Hector Picard doesn’t have arms. Kerry Gruson cannot use her legs. Together, the two inspired each other to cross the finish line of Sunday’s Miami Marathon and qualify for the 2019 Boston Marathon.

The adaptive athletes covered the 26.2-mile course in 6 hours and 39 minutes. Picard, 51, an Ironman finisher who lost both of his arms after being electrocuted in a work accident 26 years ago, pushed Gruson, a 70-year-old former New York Times and Miami Hearld reporter who was suffocated and left for dead by a former Green Beret overcome by a severe PTSD episode, the entire way.

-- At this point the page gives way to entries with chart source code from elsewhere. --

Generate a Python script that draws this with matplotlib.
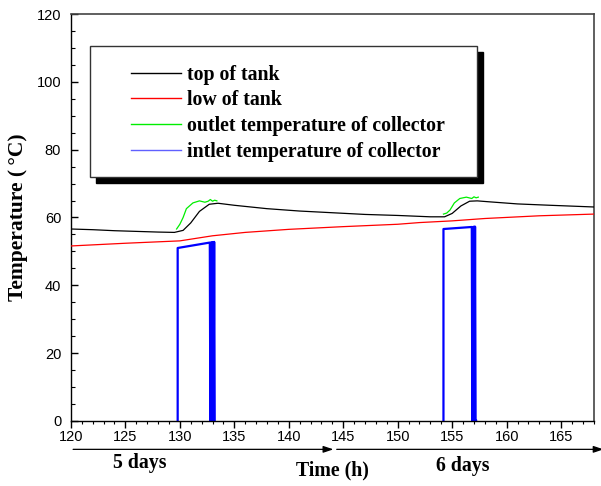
import matplotlib
matplotlib.use("Agg")
import matplotlib.pyplot as plt
from matplotlib.patches import Rectangle
from matplotlib.ticker import MultipleLocator

# ── Data ──────────────────────────────────────────────────────────────────
top_time = [120, 122, 124, 126, 128, 129.5, 130.3, 131.0, 131.8, 132.7, 133.5,
            135, 138, 141, 144, 147, 150, 153, 154.3, 155.0, 155.8, 156.6,
            157.3, 158.5, 161, 164, 168]
top_temp = [56.6, 56.4, 56.1, 55.9, 55.7, 55.6, 56.2, 58.4, 61.8, 63.9, 64.2,
            63.6, 62.6, 61.9, 61.4, 60.9, 60.6, 60.2, 60.2, 61.2, 63.4, 64.8,
            64.9, 64.6, 64.0, 63.6, 63.1]

low_time = [120, 125, 130, 133, 136, 140, 145, 150, 152, 155, 158, 163, 168]
low_temp = [51.6, 52.4, 53.1, 54.6, 55.6, 56.5, 57.3, 58.0, 58.5, 59.0, 59.7, 60.5, 61.0]

out1_time = [129.7, 130.0, 130.3, 130.6, 131.2, 131.8, 132.3, 132.6, 132.8, 133.0, 133.2, 133.4]
out1_temp = [56.6, 58.0, 60.0, 62.6, 64.3, 64.9, 64.5, 64.8, 65.3, 64.8, 65.1, 64.9]
out2_time = [154.2, 154.5, 154.8, 155.2, 155.7, 156.3, 156.8, 157.0, 157.2, 157.4]
out2_temp = [61.0, 61.3, 62.2, 64.3, 65.6, 66.0, 65.6, 66.1, 65.8, 66.0]

# collector inlet only reported while the pump runs (NaN = pump off)
in_time = [129.8, 129.8, 132.75, 132.8, 132.85, 132.9, 132.95, 133.0,
           133.05, 133.1, 133.15, 133.2, float("nan"),
           154.2, 154.2, 156.8, 156.85, 156.9, 156.95, 157.0, 157.05,
           157.1, 157.15, 157.2]
in_temp = [0, 51.0, 52.6, 0, 52.6, 0, 52.7, 0,
           52.7, 0, 52.8, 0, float("nan"),
           0, 56.6, 57.2, 0, 57.2, 0, 57.3, 0, 57.3, 0, 0]

series_labels = ["top of tank", "low of tank",
                 "outlet temperature of collector", "intlet temperature of collector"]

SERIF = ["Liberation Serif", "DejaVu Serif"]
SANS = ["Liberation Sans", "DejaVu Sans"]
BIG = 14.3

fig = plt.figure(figsize=(6.01, 4.86), dpi=100)
ax = fig.add_axes([0.118, 0.134, 0.870, 0.837])

ax.plot(in_time, in_temp, color="#0000ff", linewidth=1.6, zorder=2)
ax.plot(low_time, low_temp, color="#ff0000", linewidth=0.9, zorder=3)
ax.plot(top_time, top_temp, color="black", linewidth=0.9, zorder=4)
ax.plot(out1_time, out1_temp, color="#00ee00", linewidth=0.9, zorder=5)
ax.plot(out2_time, out2_temp, color="#00ee00", linewidth=0.9, zorder=5)

ax.set_xlim(120, 168)
ax.set_ylim(0, 120)
ax.xaxis.set_major_locator(MultipleLocator(5))
ax.xaxis.set_minor_locator(MultipleLocator(1))
ax.yaxis.set_major_locator(MultipleLocator(20))
ax.yaxis.set_minor_locator(MultipleLocator(5))
ax.tick_params(axis="x", which="major", direction="out", length=5, width=1, pad=1.5)
ax.tick_params(axis="x", which="minor", direction="out", length=2.5, width=0.8)
ax.tick_params(axis="y", which="major", direction="in", length=5, width=1, pad=7)
ax.tick_params(axis="y", which="minor", direction="in", length=3, width=0.8)
for lab in ax.get_xticklabels() + ax.get_yticklabels():
    lab.set_family(SANS)
    lab.set_fontsize(10.5)
for side in ("top", "right"):
    ax.spines[side].set_color("#444444")
    ax.spines[side].set_linewidth(1.2)
for side in ("left", "bottom"):
    ax.spines[side].set_linewidth(1.0)

ax.set_ylabel("Temperature (\u2009\u00b0C)", family=SERIF, fontweight="bold",
              fontsize=15.5, labelpad=6)

# ── Legend with hard black shadow ─────────────────────────────────────────
x0, x1, y0, y1 = 0.036, 0.776, 0.600, 0.921
ax.add_patch(Rectangle((x0 + 0.012, y0 - 0.015), x1 - x0, y1 - y0, transform=ax.transAxes,
                       facecolor="black", edgecolor="black", zorder=6))
ax.add_patch(Rectangle((x0, y0), x1 - x0, y1 - y0, transform=ax.transAxes,
                       facecolor="white", edgecolor="#333333", linewidth=1.0, zorder=7))
handles = [plt.Line2D([], [], color=c, linewidth=1.0)
           for c in ["black", "#ff0000", "#00ee00", "#6060ff"]]
leg = ax.legend(handles, series_labels, loc="upper left", bbox_to_anchor=(0.115, 0.876),
                frameon=False, borderpad=0, borderaxespad=0, handlelength=2.5,
                handletextpad=0.3, labelspacing=0.29,
                prop={"family": SERIF, "weight": "bold", "size": BIG})
leg.set_zorder(8)

# ── Day arrows and bottom labels ──────────────────────────────────────────
xt = ax.get_xaxis_transform()
arrow = dict(arrowstyle="-|>,head_length=0.6,head_width=0.2", color="black",
             linewidth=0.9, shrinkA=0, shrinkB=0)
ax.annotate("", xy=(144.1, -0.070), xytext=(120.2, -0.070), xycoords=xt, textcoords=xt,
            arrowprops=arrow, annotation_clip=False)
ax.annotate("", xy=(168.9, -0.070), xytext=(144.4, -0.070), xycoords=xt, textcoords=xt,
            arrowprops=arrow, annotation_clip=False)
ax.text(126.3, -0.103, "5 days", transform=xt, ha="center", va="center",
        family=SERIF, fontweight="bold", fontsize=BIG)
ax.text(156.0, -0.110, "6 days", transform=xt, ha="center", va="center",
        family=SERIF, fontweight="bold", fontsize=BIG)
ax.text(144.0, -0.123, "Time (h)", transform=xt, ha="center", va="center",
        family=SERIF, fontweight="bold", fontsize=BIG)

fig.savefig("out.png", dpi=100)
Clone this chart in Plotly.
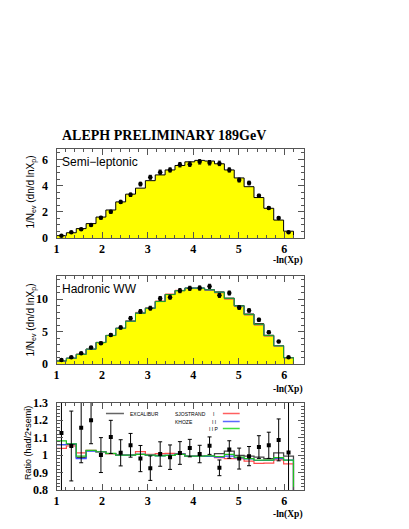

“This was one of the hardest things that I’ve ever done,” Picard said in a Facebook post. “Most of you know that running isn’t my thing, but Kerry has the ability to make you do crazy things.”

Photo: Hector Picard

The two joined forces to bring attention to ThumbsUp International, a Miami-based non-profit co-founded by Gruson that pairs athletes of all ages and abilities so they can conquer athletic challenges together.

“Some people question how I can call myself an athlete. It’s been remarked that I just sit there,” Gruson told Purpose2Play in June. “My feeling is I am an endurance athlete in the truest sense of the word: I endure the long hours of training and of racing. My ‘job’ on the team is to endure with equanimity and grace, to help inspire my teammates to give their very best. Able-bodied athletes say they think of themselves and derive great satisfaction from being our ‘engines.’ I think of us, their disabled teammates, as being the able-bodied athletes’ inspirational ‘fuel.'”

Up next for the pair? The 2019 Boston Marathon.

“I want people to look at us as equals with just some minor differences,” Picard told us. “If you think of me as a disabled guy during a race, believe me, I’m training and working my butt off to pass you up.”

And, we have no doubt that Picard and Gruson will be passing many en route to their forthcoming Boston finish.